6. Another dynamic of this election was the demagogue power of right wing conservative media that used slander, innuendo, ad hominem arguments, and fake news (much of this spread on the internet) to create a narrative or myth about President Obama. This myth was used to create a sense of “losing our country” to a suspected Muslim who lied about his birth so socialism could take over the government and control our economy. While there were plenty of legitimate policy arguments, and plenty of moral and justice issues to join with President Obama a great many conservatives were more concerned with aspects of this fostered and manufactured myth than they were with actual policy disagreements. These myths empowered the Republican congress to pursue a policy of non-cooperation so that possible compromises were hindered. Compromise became a nasty word to the radical right wing.

7. Those who voted for Bernie Sanders especially, those who are concerned with the power of banks and financial institutions to lead us once again into a national financial disaster unless they are regulated, those who are concerned with predatory companies that abuse and misuse the environment and fear that the unraveling of regulation will lead to ecological disasters are all very concerned with the direction that Mr. Trump may take us. Others think government regulation has strangled our economy and it will now be set free for a time of heightened prosperity.

8. Those who are concerned with foreign policy and the rightful use of our military are concerned with the things Mr. Trump has said about our allies, about our war heroes, about our military leadership, and about our potential enemies. What lies ahead is anybody’s guess as those principles which seemed to be America’s way of looking at the world may be radically changed. War and certainly the threat of war seems possible.

We are entering a very different time for ourselves as Americans. Many are unnerved and others feel a nativist and even racial boldness which some have felt gives them license to be abusive to others. There will be racial violence and at least an atmosphere of ominous threat in various places over the next year. No matter what Mr. Trump says to silence it, and we certainly hope he continues to speak out against it, there is a spirit of racial hatred not seen in public since the days of George Wallace.

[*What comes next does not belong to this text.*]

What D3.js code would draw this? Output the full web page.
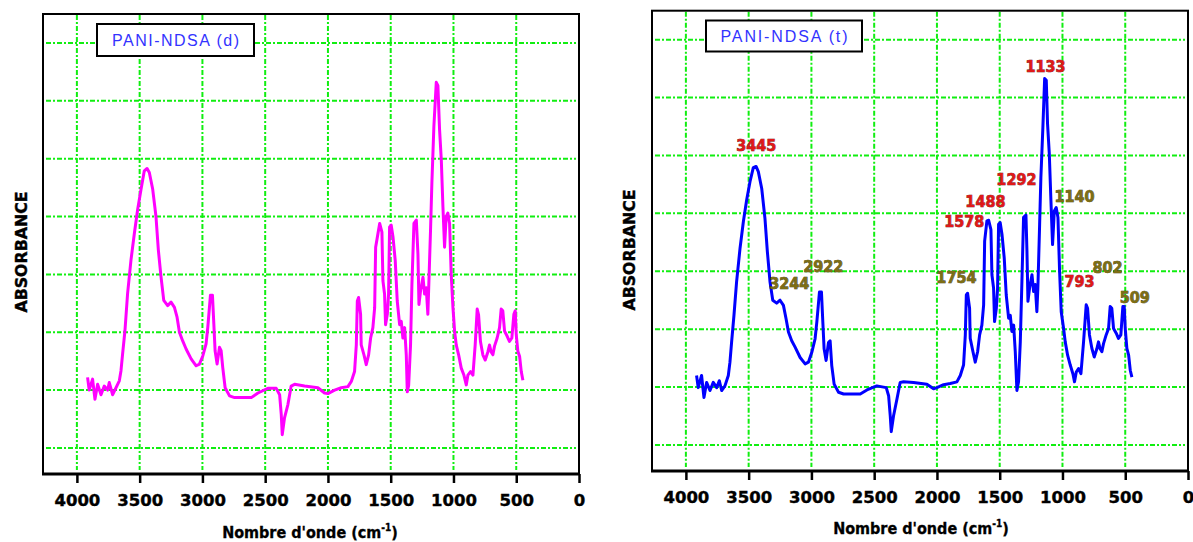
<!DOCTYPE html>
<html>
<head>
<meta charset="utf-8">
<title>PANI-NDSA FTIR</title>
<script src="https://d3js.org/d3.v7.min.js"></script>
<style>
html, body { margin: 0; padding: 0; background: #fff; }
svg { display: block; }
.grid line { stroke: #11ee11; stroke-width: 2; stroke-dasharray: 5,2,2,2; }
.frame { fill: none; stroke: #000; stroke-width: 2; }
.axis path { display: none; }
.axis line { stroke: #000; stroke-width: 2.5; }
.axis text { font-family: "DejaVu Sans"; font-weight: bold; font-size: 16.5px; fill: #000; stroke: #000; stroke-width: 0.4; }
.xtitle { font-family: "DejaVu Sans Condensed"; font-weight: bold; font-size: 16px; fill: #000; stroke: #000; stroke-width: 0.3; }
.ylabel { font-family: "DejaVu Sans"; font-weight: bold; font-size: 16px; fill: #000; stroke: #000; stroke-width: 0.4; }
.legend rect { fill: #fff; stroke: #000; stroke-width: 2; }
.legend text { font-family: "Liberation Sans"; font-size: 16px; fill: #3333ff; }
.peak { font-family: "DejaVu Sans Condensed"; font-weight: bold; font-size: 16px; stroke-width: 0.6; paint-order: stroke; }
</style>
</head>
<body>
<script>
// x axis ticks (cm-1) and grid positions
const xTicks = [4000, 3500, 3000, 2500, 2000, 1500, 1000, 500, 0];
const gridX = [4000, 3500, 3000, 2500, 2000, 1500, 1000, 500];
const gridY = [0, 1, 2, 3, 4, 5, 6, 7];

// PANI-NDSA (d) : wavenumber / absorbance (grid units)
const dWave = [3915,3902,3875,3856,3835,3808,3782,3755,3742,3715,3689,3662,3649,3636,3617,3596,3569,3542,3516,3489,
  3463,3441,3423,3396,3370,3351,3330,3308,3277,3250,3223,3202,3183,3157,3130,3090,3050,3024,2997,2971,
  2957,2936,2920,2909,2899,2883,2864,2851,2838,2819,2784,2744,2611,2558,2479,2412,2385,2372,2364,2346,
  2319,2293,2266,2186,2080,2027,2000,1947,1894,1841,1814,1788,1774,1766,1756,1740,1735,1713,1695,1676,
  1660,1642,1628,1620,1602,1588,1570,1562,1549,1541,1527,1517,1509,1496,1482,1464,1448,1429,1416,1403,
  1389,1376,1368,1357,1342,1331,1315,1296,1283,1275,1262,1243,1230,1217,1204,1198,1182,1172,1156,1137,
  1124,1111,1097,1084,1071,1058,1045,1031,1018,1004,991,978,959,938,917,898,885,864,845,827,
  811,800,785,766,747,726,713,700,686,673,652,633,620,607,593,572,554,535,519,508,
  500,487,473,460,447];
const dAbs = [1.22,1.00,1.19,0.84,1.10,0.92,1.07,1.00,1.13,0.92,1.04,1.16,1.33,1.62,2.03,2.67,3.25,3.71,4.12,4.47,
  4.79,4.83,4.76,4.47,4.00,3.42,2.96,2.55,2.46,2.52,2.43,2.26,2.00,1.85,1.71,1.54,1.42,1.45,1.59,1.80,
  2.09,2.64,2.64,2.14,1.68,1.45,1.74,1.68,1.39,1.04,0.90,0.87,0.87,0.95,1.03,1.03,0.92,0.58,0.23,0.52,
  0.75,1.07,1.10,1.07,1.04,0.95,0.94,1.00,1.04,1.06,1.15,1.32,1.78,2.54,2.60,2.31,1.78,1.61,1.44,1.61,
  1.90,2.08,2.42,3.47,3.70,3.88,3.73,2.89,2.66,2.13,2.31,2.66,3.82,3.85,3.65,3.24,2.54,2.13,2.19,1.90,
  2.08,1.61,0.97,1.08,1.78,2.83,3.88,3.94,3.35,2.48,2.72,2.95,2.66,2.77,2.31,2.72,3.82,4.58,5.56,6.32,
  6.26,5.51,4.98,4.17,3.47,4.00,4.06,3.88,3.00,2.42,2.02,1.78,1.61,1.38,1.26,1.09,1.26,1.32,1.26,1.78,
  2.40,2.30,1.84,1.61,1.52,1.66,1.78,1.66,1.61,1.76,1.90,2.08,2.40,2.37,2.02,1.93,1.84,1.90,2.31,2.37,
  1.96,1.67,1.58,1.32,1.17];

// PANI-NDSA (t)
const tWave = [3915,3902,3875,3856,3835,3808,3782,3755,3734,3715,3689,3662,3649,3636,3617,3596,3569,3542,3516,3489,
  3463,3441,3423,3396,3370,3351,3330,3308,3277,3250,3223,3202,3183,3157,3130,3090,3050,3024,2997,2971,
  2957,2936,2920,2909,2899,2883,2864,2851,2838,2819,2784,2744,2611,2558,2479,2404,2385,2372,2364,2346,
  2319,2293,2266,2186,2080,2027,2000,1947,1894,1841,1814,1788,1774,1766,1756,1740,1735,1713,1695,1676,
  1660,1642,1628,1620,1602,1588,1570,1562,1549,1541,1527,1517,1509,1496,1482,1464,1448,1429,1416,1403,
  1389,1376,1363,1350,1336,1323,1310,1291,1283,1275,1262,1243,1230,1217,1204,1196,1182,1172,1156,1142,
  1129,1119,1105,1092,1079,1065,1050,1036,1023,1010,991,978,959,938,917,904,890,872,853,832,
  811,800,785,766,747,726,713,700,686,673,652,633,620,607,593,572,554,535,519,508,
  500,487,473,460,447];
const tAbs = [1.20,0.99,1.20,0.82,1.08,0.94,1.08,0.99,1.11,0.94,1.02,1.20,1.43,1.77,2.24,2.82,3.39,3.86,4.23,4.55,
  4.79,4.81,4.72,4.43,3.91,3.34,2.82,2.50,2.45,2.50,2.41,2.18,1.95,1.80,1.69,1.51,1.40,1.43,1.60,1.83,
  2.12,2.64,2.64,2.12,1.66,1.46,1.77,1.80,1.37,1.05,0.91,0.88,0.88,0.95,1.02,0.99,0.85,0.50,0.23,0.50,
  0.79,1.08,1.09,1.08,1.05,0.97,0.99,1.04,1.06,1.09,1.20,1.38,1.90,2.59,2.62,2.36,1.84,1.61,1.43,1.61,
  1.90,2.07,2.42,3.52,3.87,3.88,3.72,2.94,2.71,2.13,2.36,2.71,3.81,3.84,3.64,3.23,2.59,2.19,2.24,1.96,
  2.07,1.61,0.94,1.09,1.78,2.83,3.93,3.97,3.35,2.48,2.71,2.94,2.65,2.77,2.30,2.71,3.81,4.62,5.49,6.33,
  6.30,5.55,5.03,4.22,3.46,4.04,4.10,3.93,3.00,2.30,2.01,1.78,1.55,1.38,1.23,1.09,1.26,1.32,1.23,1.78,
  2.42,2.36,1.90,1.67,1.52,1.66,1.78,1.66,1.61,1.75,1.90,2.01,2.39,2.36,2.01,1.93,1.84,1.90,2.39,2.39,
  2.01,1.67,1.55,1.29,1.17];

// peak annotations on the (t) spectrum
const peakText = ['3445', '3244', '2922', '1754', '1578', '1488', '1292', '1133', '1140', '793', '802', '509'];
const peakWave = [3440, 3177, 2906, 1845, 1782, 1614, 1367, 1135, 904, 864, 641, 425];
const peakAbs = [5.17, 2.79, 3.08, 2.89, 3.86, 4.20, 4.58, 6.54, 4.29, 2.82, 3.06, 2.54];
const peakRed = [true, false, false, false, true, true, true, true, false, true, false, false];

let svg = d3.select('body').append('svg').attr('width', 1193).attr('height', 542);

let panels = [
  {name: 'PANI-NDSA (d)', wave: dWave, abs: dAbs, color: '#ff00ff', left: 43, right: 579, top: 14, bottom: 474,
   box: [97, 24, 157, 32], ylab: [21, 252], title: [310, 537.5], peaks: false},
  {name: 'PANI-NDSA (t)', wave: tWave, abs: tAbs, color: '#0000ff', left: 652, right: 1188, top: 10.7, bottom: 471,
   box: [706, 20.5, 156, 31], ylab: [629, 250], title: [921, 533.5], peaks: true}
];

panels.forEach(drawPanel);

function drawPanel(p) {
  let x = d3.scaleLinear().domain([4270, 0]).range([p.left, p.right]);
  let y = d3.scaleLinear().domain([-0.45, 7.5]).range([p.bottom, p.top]);
  let g = svg.append('g');

  let grid = g.append('g').attr('class', 'grid');
  grid.selectAll('line.v').data(gridX).enter().append('line').attr('class', 'v')
    .attr('x1', d => x(d)).attr('x2', d => x(d)).attr('y1', p.top + 1).attr('y2', p.bottom - 4);
  grid.selectAll('line.h').data(gridY).enter().append('line').attr('class', 'h')
    .attr('x1', p.left + 3).attr('x2', p.right - 3).attr('y1', d => y(d)).attr('y2', d => y(d));

  let line = d3.line().x((d, i) => x(p.wave[i])).y((d, i) => y(p.abs[i]));
  g.append('path').datum(p.abs).attr('d', line).attr('fill', 'none')
    .attr('stroke', p.color).attr('stroke-width', 3).attr('stroke-linejoin', 'round');

  g.append('rect').attr('class', 'frame').attr('x', p.left).attr('y', p.top)
    .attr('width', p.right - p.left).attr('height', p.bottom - p.top);
  g.append('line').attr('x1', p.left - 1).attr('x2', p.right + 1).attr('y1', p.bottom).attr('y2', p.bottom)
    .attr('stroke', '#000').attr('stroke-width', 3);

  g.append('g').attr('class', 'axis').attr('transform', 'translate(0,' + p.bottom + ')')
    .call(d3.axisBottom(x).tickValues(xTicks).tickSize(9).tickPadding(11).tickFormat(d3.format('d')));

  let t = g.append('text').attr('class', 'xtitle').attr('x', p.title[0]).attr('y', p.title[1])
    .attr('text-anchor', 'middle');
  t.append('tspan').text("Nombre d'onde (cm");
  t.append('tspan').attr('font-size', 10).attr('dy', -7).text('-1');
  t.append('tspan').attr('dy', 7).text(')');

  g.append('text').attr('class', 'ylabel')
    .attr('transform', 'translate(' + p.ylab[0] + ',' + p.ylab[1] + ') rotate(-90)')
    .attr('text-anchor', 'middle').attr('dominant-baseline', 'central')
    .attr('textLength', 121).attr('lengthAdjust', 'spacingAndGlyphs').text('ABSORBANCE');

  let leg = g.append('g').attr('class', 'legend');
  leg.append('rect').attr('x', p.box[0]).attr('y', p.box[1]).attr('width', p.box[2]).attr('height', p.box[3]);
  leg.append('text').attr('x', p.box[0] + p.box[2] / 2).attr('y', p.box[1] + p.box[3] / 2)
    .attr('text-anchor', 'middle').attr('dominant-baseline', 'central')
    .attr('textLength', 127).attr('lengthAdjust', 'spacing').text(p.name);

  if (p.peaks) {
    g.selectAll('text.peak').data(peakText).enter().append('text').attr('class', 'peak')
      .attr('x', (d, i) => x(peakWave[i])).attr('y', (d, i) => y(peakAbs[i]))
      .attr('text-anchor', 'middle').attr('dominant-baseline', 'central')
      .attr('fill', (d, i) => peakRed[i] ? '#e01818' : '#7d6e14')
      .attr('stroke', (d, i) => peakRed[i] ? '#5a0000' : '#2a2400')
      .text(d => d);
  }
}
</script>
</body>
</html>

No Christian should excuse sinful, wicked, or unjust behavior. All of us should be quick to condemn that which is evil. All of us should pursue love and live our lives with faith and not fear. Our Lord and master is Jesus Christ and our mandate for how we live our lives is the Word of God. We certainly respect our Constitution but neither it, nor its interpretation, provide the absolutes by which we set our course. We are confident in the Lord of nations to protect our souls, our future destiny, and help us through whatever times may come. So, if anything, we should all determine to do a lot of praying.